The NBAA has stated that CNBC’s recent analysis of business aviation was misleading, in a statement criticizing the look by the leading national broadcaster.

NBAA stated: “Your March 26 story, “Here’s why the ultra-rich splash out on private jet travel,” offered a very incomplete, and therefore very misleading narrative about business aviation, which looked right past the host of good reasons why entrepreneurs and companies, most of which are small and mid-size businesses, rely on an airplane to compete and succeed, especially in today’s highly competitive global marketplace.

Our organization has commissioned many, independent, data-based studies and surveys (none of which has been covered by CNBC) putting forth the facts in this matter, and detailing how an airplane is a key competitive asset, like a laptop, smartphone or other business tool.

The studies explain what your article did not: a business airplane is like an office in the sky – while aboard, employees work collaboratively enroute to a destination, productively, without fear of corporate espionage, and often in contact with headquarters on the ground. Workers efficiently reach multiple cities, even in a single day, with a scheduling flexibility that allows them to be nimble if unexpected opportunities arise.

They compete for business from small towns with little or no airline service, against rivals in larger, metropolitan areas. Perhaps most importantly, they are able to meet face-to-face with employees, customers and clients at moments when it matters most.In fact, these same studies conclude that companies using business aviation outperform comparable companies not using business aviation in revenue growth, profit growth, asset efficiency and shareholder value, among other respected performance measurements.
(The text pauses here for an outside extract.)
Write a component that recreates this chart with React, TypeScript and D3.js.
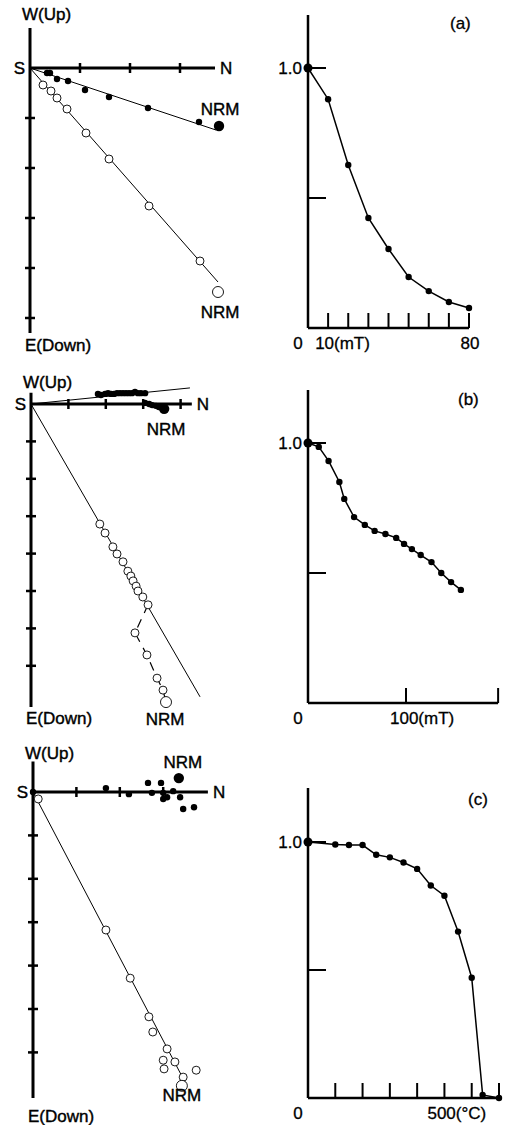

These same companies are routinely included in lists of businesses considered most innovative, most admired, best brands, best places to work and strongest in corporate governance and philosophy.Simply put, the overriding reason businesspeople choose to use an aircraft to help meet their transportation needs is that it’s a good business decision, and the sign of a well-managed enterprise. It’s unfortunate that your story’s inadequate analysis led readers to believe otherwise.”